The sisters gave this piece a splendid performance, full of power and exuberance; they were marvelous exponents of this bracing music, but they could not have done it without superb technique, which this Sonatina demonstrated they have in abundance.
The second half was devoted to music of two pianos, with Michelle taking the one at the audience’s left and Christina the one on the right. Two works were programmed, beginning with an early Rondo (in C, Op. 73), written in 1828 as the 18-year-old pianist was preparing for a career on the concert stage. It’s a delightful piece of prentice Chopin, full of the kind of digital display that impressed audiences of his day, but with a crucial difference that separated him from all others, including his future friend Franz Liszt: Superior taste, in which the virtuosity is put to the service of the music rather than the other way around, and a melodic and harmonic style that was already distinctive and wholly his own.
The formal concert closed with the Nutcracker Suite of Tchaikovsky in a two-piano arrangement.

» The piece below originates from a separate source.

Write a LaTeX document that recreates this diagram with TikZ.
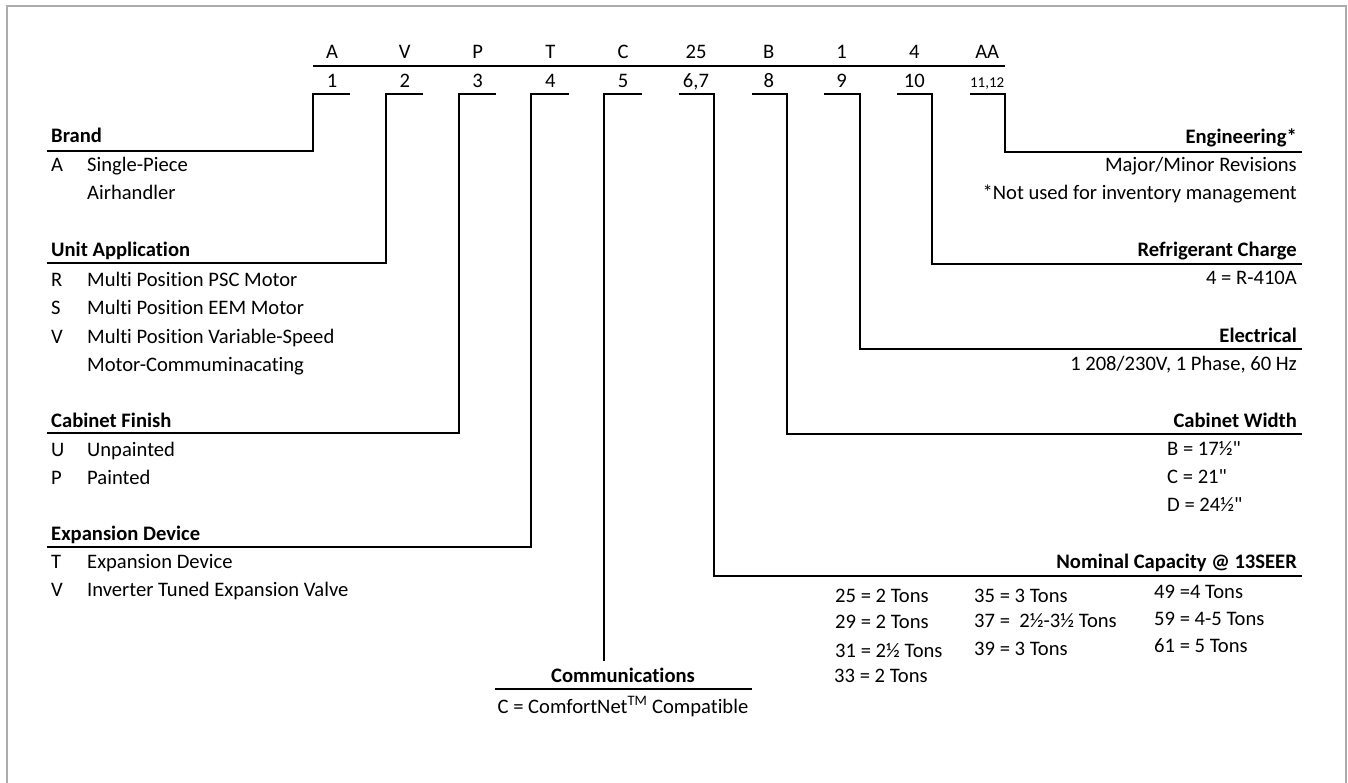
\documentclass[tikz,border=0pt]{standalone}
\usepackage{fontspec}
\setmainfont{Carlito}[Ligatures={TeXOff,NoCommon}]
\newcommand{\sq}{"}
\begin{document}
\begin{tikzpicture}[x=1pt,y=-1pt,
  lbl/.style={inner sep=0pt, font=\fontsize{20.6}{24}\selectfont},
  hd/.style={inner sep=0pt, font=\fontsize{20.6}{24}\selectfont\bfseries},
  sml/.style={inner sep=0pt, font=\fontsize{15}{18}\selectfont},
  ln/.style={line width=2.6pt, line cap=butt, line join=miter},
  frame/.style={draw=gray!65, line width=1.3pt}]
\clip (0,0) rectangle (1348,783);
\useasboundingbox (0,0) rectangle (1348,783);
\draw[frame] (7,6) rectangle (1346,800);

% header letters
\foreach \t [count=\i] in {A,V,P,T,C,25,B,1,4,AA}
  \node[lbl, anchor=base] (L\i) at ({332+72.8*(\i-1)},59) {\t};
% header numbers
\foreach \t [count=\i] in {1,2,3,4,5,{6,7},8,9,10}
  \node[lbl, anchor=base] (N\i) at ({332+72.8*(\i-1)},88) {\t};
\node[sml, anchor=base] (N10) at (987.2,88) {11,12};

\coordinate (topL) at (313,66);
\coordinate (topR) at (1005,66);
\draw[ln] (topL) -- (topR);

% ---------- left side ----------
\node[hd, anchor=base west] (brand) at (51,143) {Brand};
\node[lbl, anchor=base west] (brandA) at (51,172) {A};
\node[lbl, anchor=base west] (brandAt) at (87,172) {Single-Piece};
\node[lbl, anchor=base west] (brandAt2) at (87,200) {Airhandler};
\coordinate (brandL) at (47,151);

\node[hd, anchor=base west] (unit) at (51,257) {Unit Application};
\node[lbl, anchor=base west] (unitR) at (51,287) {R};
\node[lbl, anchor=base west] (unitRt) at (87,287) {Multi Position PSC Motor};
\node[lbl, anchor=base west] (unitS) at (51,315) {S};
\node[lbl, anchor=base west] (unitSt) at (87,315) {Multi Position EEM Motor};
\node[lbl, anchor=base west] (unitV) at (51,343) {V};
\node[lbl, anchor=base west] (unitVt) at (87,343) {Multi Position Variable-Speed};
\node[lbl, anchor=base west] (unitVt2) at (87,371) {Motor-Commuminacating};
\coordinate (unitL) at (47,263);

\node[hd, anchor=base west] (cab) at (51,427) {Cabinet Finish};
\node[lbl, anchor=base west] (cabU) at (51,456) {U};
\node[lbl, anchor=base west] (cabUt) at (87,456) {Unpainted};
\node[lbl, anchor=base west] (cabP) at (51,484) {P};
\node[lbl, anchor=base west] (cabPt) at (87,484) {Painted};
\coordinate (cabL) at (47,433);

\node[hd, anchor=base west] (exp) at (51,540) {Expansion Device};
\node[lbl, anchor=base west] (expT) at (51,568) {T};
\node[lbl, anchor=base west] (expTt) at (87,568) {Expansion Device};
\node[lbl, anchor=base west] (expV) at (51,596) {V};
\node[lbl, anchor=base west] (expVt) at (87,596) {Inverter Tuned Expansion Valve};
\coordinate (expL) at (47,547);

% left brackets
\draw[ln] (350,94) -- (313,94) -- (313,151) -- (brandL);
\draw[ln] (423,94) -- (386,94) -- (386,263) -- (unitL);
\draw[ln] (496,94) -- (459,94) -- (459,433) -- (cabL);
\draw[ln] (569,94) -- (531,94) -- (531,547) -- (expL);

% communications
\coordinate (commEnd) at (604,661);
\draw[ln] (642,94) -- (604,94) -- (commEnd);
\node[hd, anchor=base] (comm) at (623,682) {Communications};
\coordinate (commL) at (495,689);
\coordinate (commR) at (752,689);
\draw[ln] (commL) -- (commR);
\node[lbl, anchor=base] (commC) at (623,713) {C = ComfortNet\textsuperscript{TM} Compatible};

% ---------- right side ----------
\node[hd, anchor=base east] (eng) at (1297,144) {Engineering*};
\node[lbl, anchor=base east] (eng1) at (1297,172) {Major/Minor Revisions};
\node[lbl, anchor=base east] (eng2) at (1297,200) {*Not used for inventory management};
\coordinate (engR) at (1302,152);

\node[hd, anchor=base east] (ref) at (1297,257) {Refrigerant Charge};
\node[lbl, anchor=base east] (ref1) at (1297,285) {4 = R-410A};
\coordinate (refR) at (1302,264);

\node[hd, anchor=base east] (ele) at (1297,342) {Electrical};
\node[lbl, anchor=base east] (ele1) at (1297,370) {1 208/230V, 1 Phase, 60 Hz};
\coordinate (eleR) at (1302,349);

\node[hd, anchor=base east] (cw) at (1297,427) {Cabinet Width};
\node[lbl, anchor=base west] (cwB) at (1167,455) {B = 17½\sq};
\node[lbl, anchor=base west] (cwC) at (1167,483) {C = 21\sq};
\node[lbl, anchor=base west] (cwD) at (1167,511) {D = 24½\sq};
\coordinate (cwR) at (1302,434);

\node[hd, anchor=base east] (cap) at (1297,568) {Nominal Capacity @ 13SEER};
\coordinate (capR) at (1302,576);
\node[lbl, anchor=base west] (c25) at (835,602) {25 = 2 Tons};
\node[lbl, anchor=base west] (c29) at (835,628) {29 = 2 Tons};
\node[lbl, anchor=base west] (c31) at (835,657) {31 = 2½ Tons};
\node[lbl, anchor=base west] (c33) at (834,682) {33 = 2 Tons};
\node[lbl, anchor=base west] (c35) at (974,602) {35 = 3 Tons};
\node[lbl, anchor=base west] (c37) at (974,627) {37 =\ \ 2½-3½ Tons};
\node[lbl, anchor=base west] (c39) at (974,655) {39 = 3 Tons};
\node[lbl, anchor=base west] (c49) at (1154,598) {49 =4 Tons};
\node[lbl, anchor=base west] (c59) at (1154,625) {59 = 4-5 Tons};
\node[lbl, anchor=base west] (c61) at (1154,652) {61 = 5 Tons};

% right brackets
\draw[ln] (679,94) -- (714,94) -- (714,576) -- (capR);
\draw[ln] (752,94) -- (787,94) -- (787,434) -- (cwR);
\draw[ln] (824,94) -- (860,94) -- (860,349) -- (eleR);
\draw[ln] (897,94) -- (932,94) -- (932,264) -- (refR);
\draw[ln] (970,94) -- (1005,94) -- (1005,152) -- (engR);
\end{tikzpicture}
\end{document}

Overexposed as this ballet music is, it nevertheless still has power to delight. The Naughtons brought some interpretive subtlety to some parts of this, particularly the “Sugar Plum Fairy,” in which Michelle made her opening sound like a celesta; the sisters played gently with that famous five-note falling scale, originally on the bass clarinet, hesitating just a bit to give it some more flavor.
While the faster pieces such as the “Trepak” and the “Chinese Dance” had plenty of fire, the “Arabian Dance,” which beautifully borrows a Georgian folk melody, needed some more mood; it was played too matter-of-factly to be engaging.
Standing ovations have become standard these days – I can’t think of any recent concert in the past couple years in which some part of the audience didn’t stand – but here the Four Arts audience was truly acclaiming these fine musicians, with vigorous applause and shouted Bravos.
The sisters returned to the single piano for an encore in music of Bach, the prelude (Sonatina) to the cantata Gottes Zeit ist die allerbeste Zeit (BWV 106), written early in Bach’s career, possibly for the funeral of his uncle, and arranged here by the contemporary Hungarian master Gyorgy Kurtag.
The Naughtons seemed to enter something of a trance as they played this surpassingly tender 300-year-old music, letting its repeated half-step figure climb to an emotional peak that brought this very energetic concert to a meditative conclusion.